Bush sneers defiantly at Congress, daring it to challenge him in the Courts, confident that his appointed lackeys will back him up. Congress appears afraid to move lest adverse rulings of the Supreme Court enshrine the dictatorship forevermore. The Court has already proven that it intends to continue, for as long as Roberts, Scalia, Alito and Thomas can bring one other Justice into their fold, to move the country further and further toward corporate fascism.
It all comes down, over and over again, to the Court. What to do about it? Follow over:
In a very interesting Op-Ed in today's New York Times, Jean Edward Smith recounts the numerous times in our history that the number of Justices composing the Supreme Court has changed. Remember, that number is not set out in the Constitution; the power to determine how many Justices sit on the Court was given to Congress, and several times Congress has changed that number, from as few as five to as many as ten. There is nothing magical about the number nine.

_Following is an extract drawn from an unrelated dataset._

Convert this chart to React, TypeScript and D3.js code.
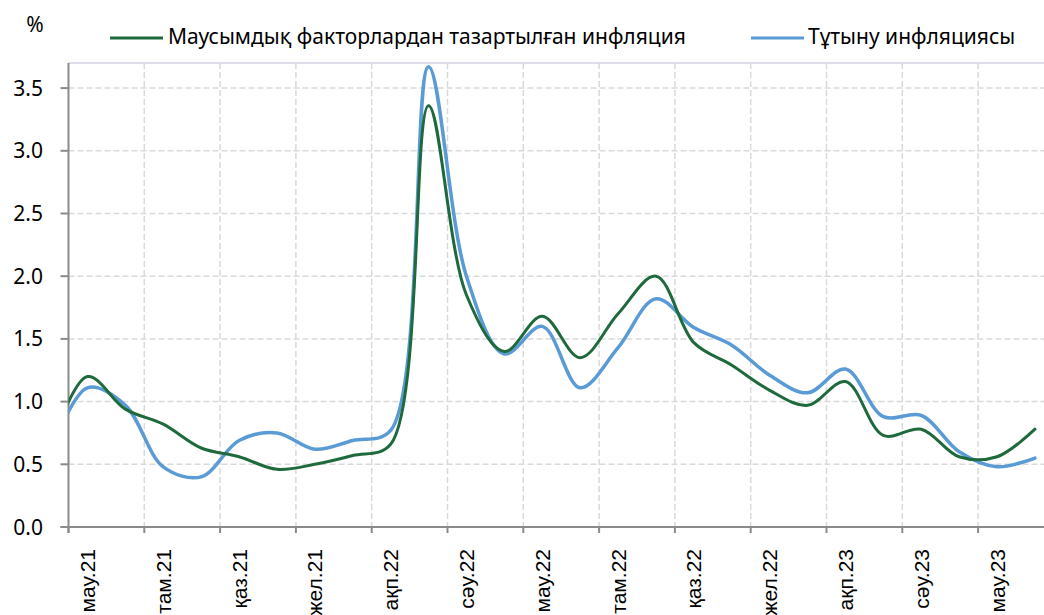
import { useRef, useEffect } from "react";
import * as d3 from "d3";

// monthly data, May 2021 .. Jul 2023 (first month sits left of the axis and is clipped)
const months = [
  "мам.21", "мау.21", "шіл.21", "там.21", "қыр.21", "қаз.21", "қар.21", "жел.21",
  "қаң.22", "ақп.22", "нау.22", "сәу.22", "мам.22", "мау.22", "шіл.22", "там.22",
  "қыр.22", "қаз.22", "қар.22", "жел.22", "қаң.23", "ақп.23", "нау.23", "сәу.23",
  "мам.23", "мау.23", "шіл.23",
];

const coreInfl = [
  0.62, 1.2, 0.94, 0.82, 0.63, 0.56, 0.46, 0.5, 0.57, 0.66, 3.36, 1.85, 1.4, 1.68,
  1.35, 1.7, 2.0, 1.47, 1.29, 1.09, 0.97, 1.16, 0.73, 0.78, 0.56, 0.56, 0.78,
];

const cpiInfl = [
  0.58, 1.11, 0.97, 0.48, 0.4, 0.69, 0.75, 0.62, 0.69, 0.77, 3.67, 2.0, 1.38, 1.6,
  1.11, 1.43, 1.82, 1.59, 1.45, 1.21, 1.07, 1.26, 0.88, 0.89, 0.6, 0.48, 0.55,
];

const yTicks = [0, 0.5, 1, 1.5, 2, 2.5, 3, 3.5];

const seriesNames = ["Маусымдық факторлардан тазартылған инфляция", "Тұтыну инфляциясы"];
const colors = ["#1f6a3c", "#5b9bd5"];

const W = 1044;
const H = 615;

const App = () => {
  const ref = useRef(null);

  useEffect(() => {
    const svg = d3.select(ref.current);
    svg.selectAll("*").remove();

    const plotLeft = 68.5;
    const monthW = 37.9;
    const top = 63;
    const bottom = 527;

    const x = d3
      .scaleBand()
      .domain(months)
      .range([plotLeft - monthW, plotLeft + (months.length - 1) * monthW])
      .padding(0);
    const y = d3.scaleLinear().domain([0, 3.7]).range([bottom, top]);

    svg
      .append("defs")
      .append("clipPath")
      .attr("id", "plot-clip")
      .append("rect")
      .attr("x", plotLeft)
      .attr("y", 0)
      .attr("width", W - plotLeft)
      .attr("height", H);

    const labelMonths = months.filter((d, i) => i % 2 === 1);

    // grid
    const grid = svg.append("g");
    yTicks
      .filter((d) => d > 0)
      .forEach((t) => {
        grid
          .append("line")
          .attr("x1", plotLeft)
          .attr("x2", W)
          .attr("y1", y(t))
          .attr("y2", y(t))
          .attr("stroke", "#d9d9d9")
          .attr("stroke-width", 1.5)
          .attr("stroke-dasharray", "6,3");
      });
    labelMonths.slice(1).forEach((m) => {
      grid
        .append("line")
        .attr("x1", x(m))
        .attr("x2", x(m))
        .attr("y1", top)
        .attr("y2", bottom)
        .attr("stroke", "#d9d9d9")
        .attr("stroke-width", 1.5)
        .attr("stroke-dasharray", "6,3");
    });
    grid
      .append("line")
      .attr("x1", plotLeft)
      .attr("x2", W)
      .attr("y1", top)
      .attr("y2", top)
      .attr("stroke", "#d6d0e2")
      .attr("stroke-width", 1.5);

    // axes
    const axisColor = "#8a8a8a";
    svg
      .append("line")
      .attr("x1", plotLeft)
      .attr("x2", plotLeft)
      .attr("y1", top)
      .attr("y2", bottom + 6)
      .attr("stroke", axisColor)
      .attr("stroke-width", 2);
    svg
      .append("line")
      .attr("x1", plotLeft - 8)
      .attr("x2", W)
      .attr("y1", bottom)
      .attr("y2", bottom)
      .attr("stroke", axisColor)
      .attr("stroke-width", 2);

    yTicks.forEach((t) => {
      svg
        .append("line")
        .attr("x1", plotLeft - 8)
        .attr("x2", plotLeft)
        .attr("y1", y(t))
        .attr("y2", y(t))
        .attr("stroke", axisColor)
        .attr("stroke-width", 2);
      svg
        .append("text")
        .attr("x", 43)
        .attr("y", y(t))
        .attr("dy", "0.36em")
        .attr("text-anchor", "end")
        .attr("font-family", "'Noto Sans', sans-serif")
        .attr("font-size", 21)
        .attr("fill", "#000")
        .text(d3.format(".1f")(t));
    });

    labelMonths.forEach((m) => {
      svg
        .append("line")
        .attr("x1", x(m))
        .attr("x2", x(m))
        .attr("y1", bottom)
        .attr("y2", bottom + 6)
        .attr("stroke", axisColor)
        .attr("stroke-width", 2);
      const cx = x(m) + x.bandwidth() / 2;
      svg
        .append("text")
        .attr("transform", `translate(${cx + 7.5},${549}) rotate(-90)`)
        .attr("text-anchor", "end")
        .attr("font-family", "'Liberation Sans', Arial, sans-serif")
        .attr("font-size", 21)
        .attr("fill", "#000")
        .text(m);
    });

    // lines
    const line = d3
      .line()
      .x((d, i) => x(months[i]) + x.bandwidth() / 2)
      .y((d) => y(d))
      .curve(d3.curveCatmullRom.alpha(0.5));

    const lines = svg.append("g").attr("clip-path", "url(#plot-clip)");
    [cpiInfl, coreInfl].forEach((vals, k) => {
      lines
        .append("path")
        .datum(vals)
        .attr("d", line)
        .attr("fill", "none")
        .attr("stroke", colors[1 - k])
        .attr("stroke-width", k === 0 ? 3.5 : 3)
        .attr("stroke-linecap", "round");
    });

    // legend
    const legend = [
      { x1: 110, x2: 163, tx: 168 },
      { x1: 751, x2: 804, tx: 808 },
    ];
    legend.forEach((l, i) => {
      svg
        .append("line")
        .attr("x1", l.x1)
        .attr("x2", l.x2)
        .attr("y1", 38)
        .attr("y2", 38)
        .attr("stroke", colors[i])
        .attr("stroke-width", 3);
      svg
        .append("text")
        .attr("x", l.tx)
        .attr("y", 44)
        .attr("font-family", "'Noto Sans', sans-serif")
        .attr("font-size", 21)
        .attr("fill", "#000")
        .text(seriesNames[i]);
    });

    svg
      .append("text")
      .attr("x", 35)
      .attr("y", 32)
      .attr("text-anchor", "middle")
      .attr("font-family", "'Noto Sans', sans-serif")
      .attr("font-size", 21)
      .attr("fill", "#000")
      .text("%");
  }, []);

  return (
    <svg
      ref={ref}
      width={W}
      height={H}
      style={{ position: "absolute", left: 0, top: 0, background: "#fff" }}
    />
  );
};

export default App;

If the Democrats can pick up enough seats in the Senate to give them enough votes to overcome a filibuster, and if we succeed in electing a Democratic President, we will have the opportunity to enact legislation increasing the size of the Supreme Court to, say, eleven Justices. That would give the Democratic President, whomever it might be, the opportunity to appoint two additional, presumably liberal Justices and overcome the power of the Four Horsemen of the Apocalypse to send our country back to the days of the robber barons.
Although I am firmly for impeachment of Bush (and of course of Cheney as well), if the court-packing strategy is workable, perhaps the arguments are strenghened of those who say we ought to be more concerned with increasing our Congressional majorities and electing a Democrat as President.
Whaddaya think? Reasonable plan, or lunacy?